His arrest last week in New York comes amid a wave of civil suits alleging sexual assault and physical violence, some dating back to the 1990s.
The latest accuser, Thalia Graves, claims that Combs and his bodyguard drugged, bound, and raped her in 2001, even filming the horrific incident.
The lawsuit, submitted to a federal court in New York, adds to a growing list of legal actions against Combs following his recent arrest and the unsealing of a federal sex trafficking indictment.
Thalia Graves, the plaintiff, claims that when she was 25 and dating an executive at Combs’s company in the summer of 2001, the rapper and his head of security, Joseph Sherman, lured her to a meeting at Bad Boy Recording Studios. She alleges they picked her up in an SUV and offered her a drink that was ‘likely laced with a drug,’ according to a report by the Associated Press.
The lawsuit states that Graves lost consciousness and woke up bound in Combs’s office and lounge. She alleges that the two men then raped her, physically assaulted her by slapping her and slamming her head against a pool table, all while ignoring her cries for help.
During a tearful press conference in Los Angeles with her attorney, Gloria Allred, Graves spoke about the emotional toll the incident has taken on her. ‘It has been hard for me to trust others, to form healthy relationships, or even feel safe in my own skin,’ she said.

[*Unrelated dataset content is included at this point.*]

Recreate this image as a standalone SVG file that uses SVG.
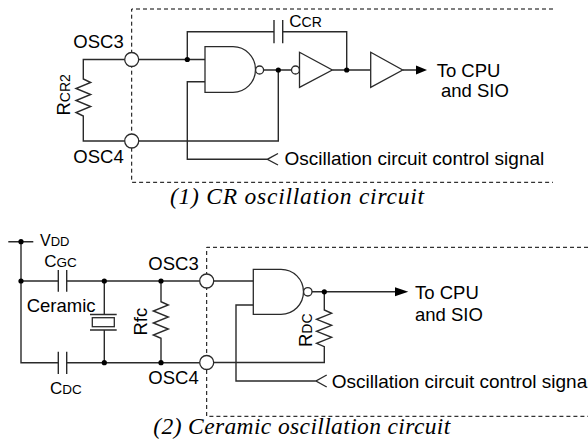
<svg xmlns="http://www.w3.org/2000/svg" width="588" height="445" viewBox="0 0 588 445">
<style>
.w{fill:none;stroke:#2a2a2a;stroke-width:1.4;stroke-linejoin:miter}
.d{fill:none;stroke:#000;stroke-width:1;stroke-dasharray:4 3}
.g{fill:#fff;stroke:#2a2a2a;stroke-width:1.3}
.t{font-family:"Liberation Sans",Arial,sans-serif;font-size:18.5px;fill:#000}
.s{font-size:14px}
.c{font-family:"Liberation Serif","Times New Roman",serif;font-style:italic;font-size:23.5px;fill:#000}
.dot{fill:#000}
</style>
<rect width="588" height="445" fill="#fff"/>
<g id="frames">
<path class="d" d="M553,9H131.7V182.3H553"/>
<path class="d" d="M588,247.3H206.7V416.3H588"/>
</g>
<g id="connectors">
<path class="w" d="M124.7,59.5H83.3V79L90.7,82.5L76,88.5L90.7,94.5L76,100.5L90.7,106.5L76,112.5L83.3,116V141H124.7"/>
<path class="w" d="M138.7,59.5H205"/>
<path class="w" d="M187.3,59.5V31.7H274M282.7,31.7H346.7V70"/>
<path class="w" d="M263.5,70H291.5M332.3,70H370.7M402.7,70H416"/>
<path class="w" d="M278.3,70V141H138.7"/>
<path class="w" d="M205,81.7H187.3V159.3H267.3M278,153.5L267.3,159.3L278,165"/>
<path class="w" d="M8.3,241.7H33.3M21,241.7V362.7H58.3M21,281H58.3M66.7,281H199.7M66.7,362.7H199.7"/>
<path class="w" d="M104.3,281V314.5M104.3,330V362.7"/>
<path class="w" d="M161,281V301.7L168.3,305L153.3,311L168.3,317L153.3,323L168.3,329L153.3,335L161,338.3V362.7"/>
<path class="w" d="M213.7,281H253.3"/>
<path class="w" d="M312,291.8H395"/>
<path class="w" d="M324.3,291.8V310L331.6,313.3L316.6,319.3L331.6,325.3L316.6,331.3L331.6,337.3L316.6,343.3L324.3,346.7V362.5H213.7"/>
<path class="w" d="M253.3,305H236V381H316M326.7,375L316,381L326.7,387"/>
<polygon points="416,65.5 427,70 416,74.5" fill="#000"/>
<polygon points="395,287.3 408.3,291.8 395,296.3" fill="#000"/>
</g>
<g id="dots">
<circle class="dot" cx="187.3" cy="59.5" r="2.6"/>
<circle class="dot" cx="278.3" cy="70" r="2.6"/>
<circle class="dot" cx="346.7" cy="70" r="2.6"/>
<circle class="dot" cx="21" cy="241.7" r="2.6"/>
<circle class="dot" cx="21" cy="281" r="2.6"/>
<circle class="dot" cx="104.3" cy="281" r="2.6"/>
<circle class="dot" cx="161" cy="281" r="2.6"/>
<circle class="dot" cx="104.3" cy="362.7" r="2.6"/>
<circle class="dot" cx="161" cy="362.7" r="2.6"/>
<circle class="dot" cx="324.3" cy="291.8" r="2.6"/>
</g>
<g id="osc3-top"><circle class="g" cx="131.7" cy="59.5" r="7"/><text class="t" x="73.3" y="48.3">OSC3</text></g>
<g id="osc4-top"><circle class="g" cx="131.7" cy="141" r="7"/><text class="t" x="73.3" y="163.3">OSC4</text></g>
<g id="rcr2"><text class="t" transform="translate(70,115.5) rotate(-90)">R<tspan class="s">CR2</tspan></text></g>
<g id="ccr">
<path class="w" d="M274,20V43.3M282.7,20V43.3"/>
<text class="t" x="289.3" y="26.7" style="font-size:17px">C<tspan class="s">CR</tspan></text>
</g>
<g id="nand-top">
<path class="g" d="M205,46.7H233A22.5,22.8 0 0 1 233,92.3H205Z"/>
<circle class="g" cx="259.6" cy="70" r="4"/>
</g>
<g id="inv-top">
<circle class="g" cx="295.5" cy="70" r="4"/>
<path class="g" d="M299.5,52.3L332.3,70L299.5,87.3Z"/>
</g>
<g id="buf-top"><path class="g" d="M370.7,52.3L402.7,70L370.7,87.3Z"/></g>
<g id="out-top"><text class="t" x="436.7" y="76.7">To CPU</text><text class="t" x="441" y="96.7">and SIO</text></g>
<g id="ctl-top"><text class="t" x="284.5" y="165" style="font-size:19px">Oscillation circuit control signal</text></g>
<g id="cap1"><text class="c" x="170" y="204" textLength="254" lengthAdjust="spacing">(1) CR oscillation circuit</text></g>
<g id="vdd"><text class="t" x="40" y="245.5" style="font-size:16px">V<tspan style="font-size:13px">DD</tspan></text></g>
<g id="cgc">
<path class="w" d="M58.3,270V291.7M66.7,270V291.7"/>
<text class="t" x="44.3" y="266.7" style="font-size:17px">C<tspan style="font-size:13.5px">GC</tspan></text>
</g>
<g id="cdc">
<path class="w" d="M58.3,351.7V374M66.7,351.7V374"/>
<text class="t" x="50" y="394" style="font-size:17px">C<tspan style="font-size:13.5px">DC</tspan></text>
</g>
<g id="ceramic">
<path class="w" d="M90,314.5H116.7M90,330H116.7"/>
<rect class="g" x="92.3" y="317.7" width="22" height="9"/>
<text class="t" x="26.7" y="311.7">Ceramic</text>
</g>
<g id="rfc"><text class="t" transform="translate(146.7,335.5) rotate(-90)">Rfc</text></g>
<g id="osc3-bot"><circle class="g" cx="206.7" cy="281" r="7"/><text class="t" x="148.3" y="270">OSC3</text></g>
<g id="osc4-bot"><circle class="g" cx="206.7" cy="362.5" r="7"/><text class="t" x="148.3" y="384">OSC4</text></g>
<g id="nand-bot">
<path class="g" d="M253.3,269.3H281A22.5,22.5 0 0 1 281,314.3H253.3Z"/>
<circle class="g" cx="307.8" cy="291.8" r="4.2"/>
</g>
<g id="rdc"><text class="t" transform="translate(311.5,347) rotate(-90)">R<tspan class="s">DC</tspan></text></g>
<g id="out-bot"><text class="t" x="415" y="299">To CPU</text><text class="t" x="415" y="321">and SIO</text></g>
<g id="ctl-bot"><text class="t" x="331.7" y="388.3" style="font-size:19px">Oscillation circuit control signal</text></g>
<g id="cap2"><text class="c" x="153.3" y="433.5" textLength="297" lengthAdjust="spacing">(2) Ceramic oscillation circuit</text></g>
</svg>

Graves described the pain as ‘a pain that reaches into your very core and leaves emotional scars that may never fully heal,’ as reported by AP.
Graves’ lawsuit is filed under the New York City Victims of Gender-Motivated Violence Protection Act, which allows victims of sexual assault to sue within a two-year window, even for incidents that occurred long ago.
In her suit, Graves also claims to have recently learned from her former boyfriend that Combs had recorded the assault, shown it to others, and sold it as pornography.
Both Combs and Sherman allegedly contacted Graves multiple times after the assault, threatening her with repercussions if she ever spoke out. The lawsuit seeks damages to be determined at trial and requests that all copies of the alleged video be located and destroyed. Several companies owned by Combs are also named as defendants.
Despite these serious allegations, the Harlem-born rapper has denied any criminal wrongdoing.